## [EXERCISE REQUIREMENTS]
Repeat, exactly and in full, the lines of the listing below, but without any pictures.

◆ ◆ ◆ ◆ ◆ ◆ ◆

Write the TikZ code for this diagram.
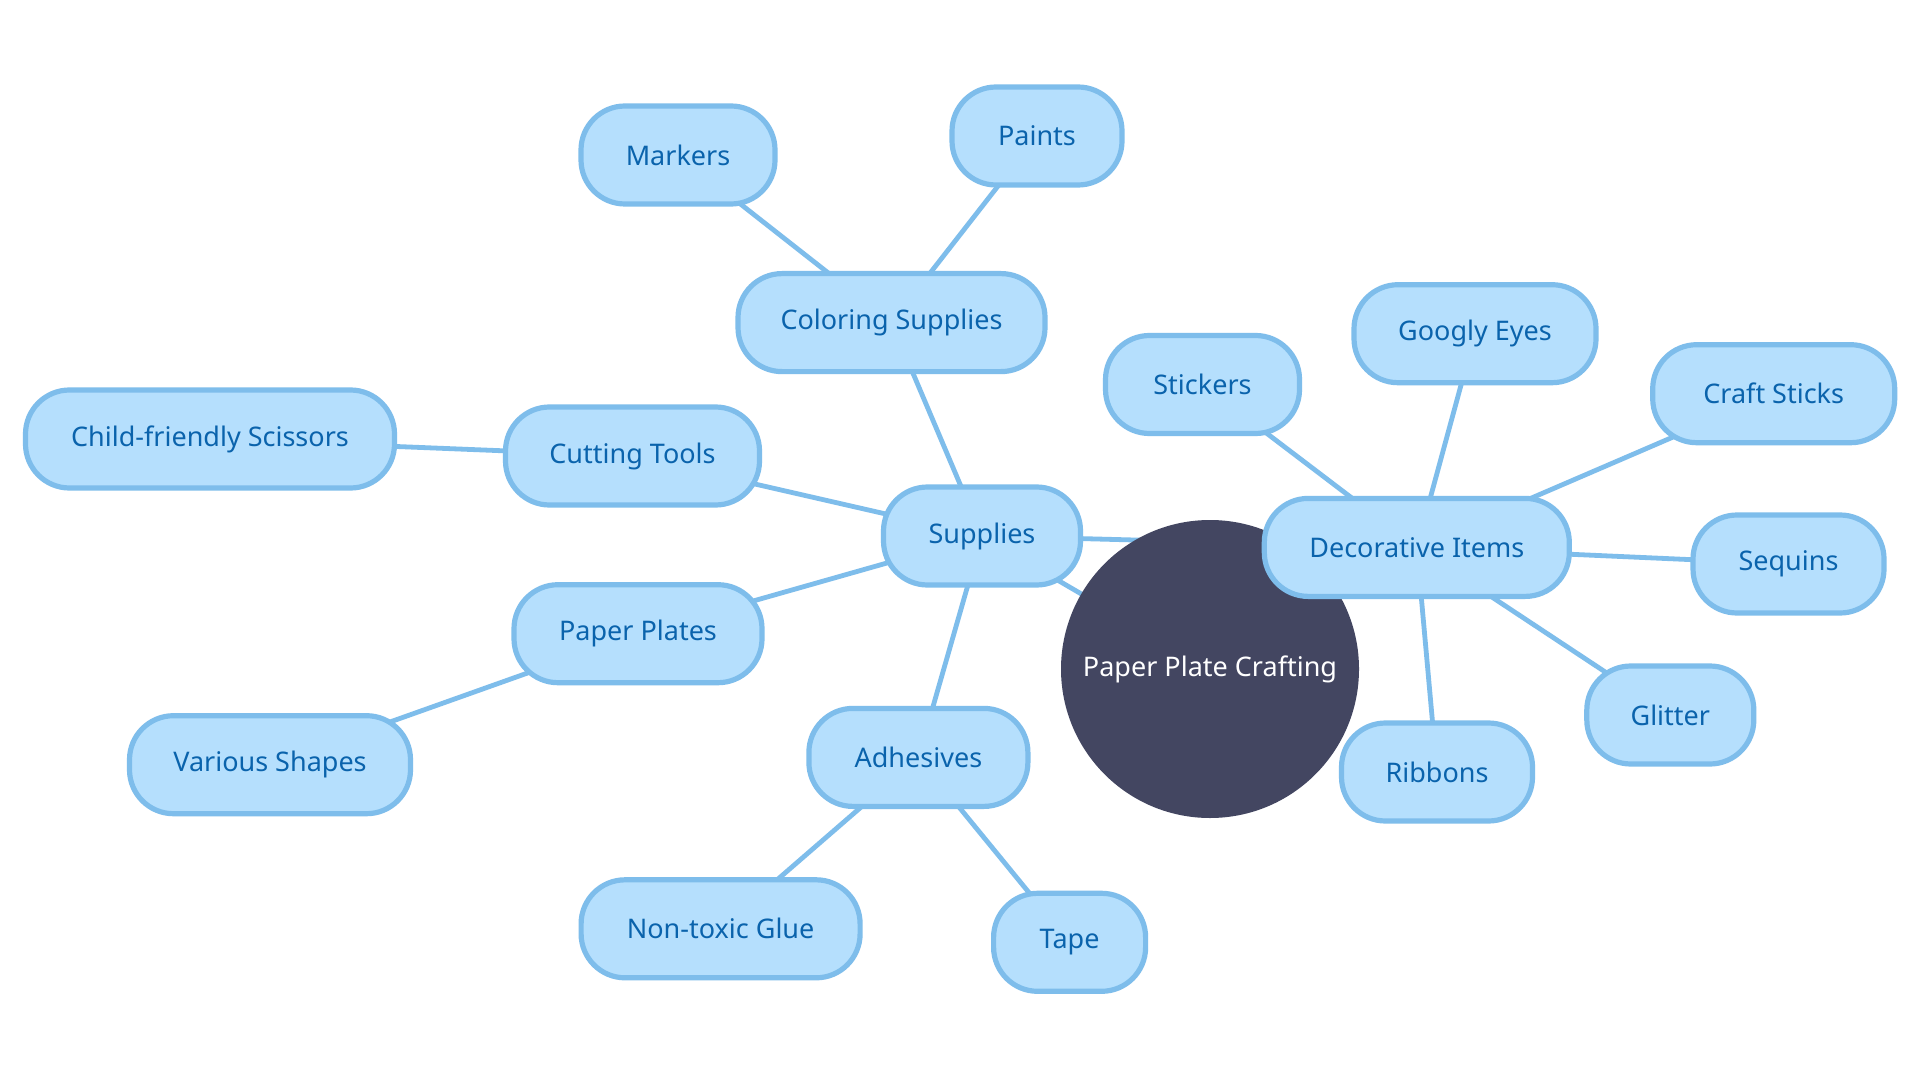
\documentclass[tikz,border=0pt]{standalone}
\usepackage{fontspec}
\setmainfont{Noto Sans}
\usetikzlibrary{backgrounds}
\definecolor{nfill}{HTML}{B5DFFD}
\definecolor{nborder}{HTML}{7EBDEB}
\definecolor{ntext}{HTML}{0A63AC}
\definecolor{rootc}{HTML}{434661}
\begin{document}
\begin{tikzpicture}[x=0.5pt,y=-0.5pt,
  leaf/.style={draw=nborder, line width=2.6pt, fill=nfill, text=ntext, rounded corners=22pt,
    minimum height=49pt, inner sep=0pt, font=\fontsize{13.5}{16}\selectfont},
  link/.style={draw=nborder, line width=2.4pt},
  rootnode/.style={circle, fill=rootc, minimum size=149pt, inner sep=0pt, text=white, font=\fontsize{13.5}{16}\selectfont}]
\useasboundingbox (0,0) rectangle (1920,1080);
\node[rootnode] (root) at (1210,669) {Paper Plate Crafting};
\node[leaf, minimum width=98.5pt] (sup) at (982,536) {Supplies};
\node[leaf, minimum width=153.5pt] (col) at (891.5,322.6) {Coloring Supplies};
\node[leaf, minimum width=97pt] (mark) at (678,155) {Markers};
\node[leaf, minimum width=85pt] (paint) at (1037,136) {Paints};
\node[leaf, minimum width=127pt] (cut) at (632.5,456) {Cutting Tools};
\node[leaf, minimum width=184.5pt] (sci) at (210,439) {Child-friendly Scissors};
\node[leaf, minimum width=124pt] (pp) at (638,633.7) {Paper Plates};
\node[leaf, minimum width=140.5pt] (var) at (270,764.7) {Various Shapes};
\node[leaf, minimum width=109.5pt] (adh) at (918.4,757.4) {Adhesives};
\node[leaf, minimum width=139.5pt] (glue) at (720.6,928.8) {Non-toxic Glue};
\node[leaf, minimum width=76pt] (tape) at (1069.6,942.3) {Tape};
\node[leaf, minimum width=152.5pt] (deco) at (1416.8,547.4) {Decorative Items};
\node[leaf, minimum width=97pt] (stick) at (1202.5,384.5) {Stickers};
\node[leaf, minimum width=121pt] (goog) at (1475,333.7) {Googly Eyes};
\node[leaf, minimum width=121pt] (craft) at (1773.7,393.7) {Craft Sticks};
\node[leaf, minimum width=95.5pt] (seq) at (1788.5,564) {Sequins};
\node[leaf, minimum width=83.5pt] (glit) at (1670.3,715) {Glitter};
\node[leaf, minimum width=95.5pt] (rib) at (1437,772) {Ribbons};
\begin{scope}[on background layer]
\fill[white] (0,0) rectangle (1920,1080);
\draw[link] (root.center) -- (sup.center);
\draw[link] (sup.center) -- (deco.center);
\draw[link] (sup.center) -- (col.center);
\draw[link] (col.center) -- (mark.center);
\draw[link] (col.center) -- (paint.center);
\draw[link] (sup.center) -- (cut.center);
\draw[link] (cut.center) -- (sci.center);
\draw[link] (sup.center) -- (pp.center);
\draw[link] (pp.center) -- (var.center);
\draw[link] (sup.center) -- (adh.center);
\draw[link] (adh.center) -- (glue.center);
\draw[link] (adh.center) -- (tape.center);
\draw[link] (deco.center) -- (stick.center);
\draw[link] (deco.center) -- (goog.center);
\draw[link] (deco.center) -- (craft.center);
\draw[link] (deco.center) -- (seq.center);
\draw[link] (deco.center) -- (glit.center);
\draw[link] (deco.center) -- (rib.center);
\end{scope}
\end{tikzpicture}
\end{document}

◆ ◆ ◆ ◆ ◆ ◆ ◆

## [EXERCISE SOLUTION]
Write the TikZ code for this diagram.
\documentclass[tikz,border=0pt]{standalone}
\usepackage{fontspec}
\setmainfont{Noto Sans}
\usetikzlibrary{backgrounds}
\definecolor{nfill}{HTML}{B5DFFD}
\definecolor{nborder}{HTML}{7EBDEB}
\definecolor{ntext}{HTML}{0A63AC}
\definecolor{rootc}{HTML}{434661}
\begin{document}
\begin{tikzpicture}[x=0.5pt,y=-0.5pt,
  leaf/.style={draw=nborder, line width=2.6pt, fill=nfill, text=ntext, rounded corners=22pt,
    minimum height=49pt, inner sep=0pt, font=\fontsize{13.5}{16}\selectfont},
  link/.style={draw=nborder, line width=2.4pt},
  rootnode/.style={circle, fill=rootc, minimum size=149pt, inner sep=0pt, text=white, font=\fontsize{13.5}{16}\selectfont}]
\useasboundingbox (0,0) rectangle (1920,1080);
\node[rootnode] (root) at (1210,669) {Paper Plate Crafting};
\node[leaf, minimum width=98.5pt] (sup) at (982,536) {Supplies};
\node[leaf, minimum width=153.5pt] (col) at (891.5,322.6) {Coloring Supplies};
\node[leaf, minimum width=97pt] (mark) at (678,155) {Markers};
\node[leaf, minimum width=85pt] (paint) at (1037,136) {Paints};
\node[leaf, minimum width=127pt] (cut) at (632.5,456) {Cutting Tools};
\node[leaf, minimum width=184.5pt] (sci) at (210,439) {Child-friendly Scissors};
\node[leaf, minimum width=124pt] (pp) at (638,633.7) {Paper Plates};
\node[leaf, minimum width=140.5pt] (var) at (270,764.7) {Various Shapes};
\node[leaf, minimum width=109.5pt] (adh) at (918.4,757.4) {Adhesives};
\node[leaf, minimum width=139.5pt] (glue) at (720.6,928.8) {Non-toxic Glue};
\node[leaf, minimum width=76pt] (tape) at (1069.6,942.3) {Tape};
\node[leaf, minimum width=152.5pt] (deco) at (1416.8,547.4) {Decorative Items};
\node[leaf, minimum width=97pt] (stick) at (1202.5,384.5) {Stickers};
\node[leaf, minimum width=121pt] (goog) at (1475,333.7) {Googly Eyes};
\node[leaf, minimum width=121pt] (craft) at (1773.7,393.7) {Craft Sticks};
\node[leaf, minimum width=95.5pt] (seq) at (1788.5,564) {Sequins};
\node[leaf, minimum width=83.5pt] (glit) at (1670.3,715) {Glitter};
\node[leaf, minimum width=95.5pt] (rib) at (1437,772) {Ribbons};
\begin{scope}[on background layer]
\fill[white] (0,0) rectangle (1920,1080);
\draw[link] (root.center) -- (sup.center);
\draw[link] (sup.center) -- (deco.center);
\draw[link] (sup.center) -- (col.center);
\draw[link] (col.center) -- (mark.center);
\draw[link] (col.center) -- (paint.center);
\draw[link] (sup.center) -- (cut.center);
\draw[link] (cut.center) -- (sci.center);
\draw[link] (sup.center) -- (pp.center);
\draw[link] (pp.center) -- (var.center);
\draw[link] (sup.center) -- (adh.center);
\draw[link] (adh.center) -- (glue.center);
\draw[link] (adh.center) -- (tape.center);
\draw[link] (deco.center) -- (stick.center);
\draw[link] (deco.center) -- (goog.center);
\draw[link] (deco.center) -- (craft.center);
\draw[link] (deco.center) -- (seq.center);
\draw[link] (deco.center) -- (glit.center);
\draw[link] (deco.center) -- (rib.center);
\end{scope}
\end{tikzpicture}
\end{document}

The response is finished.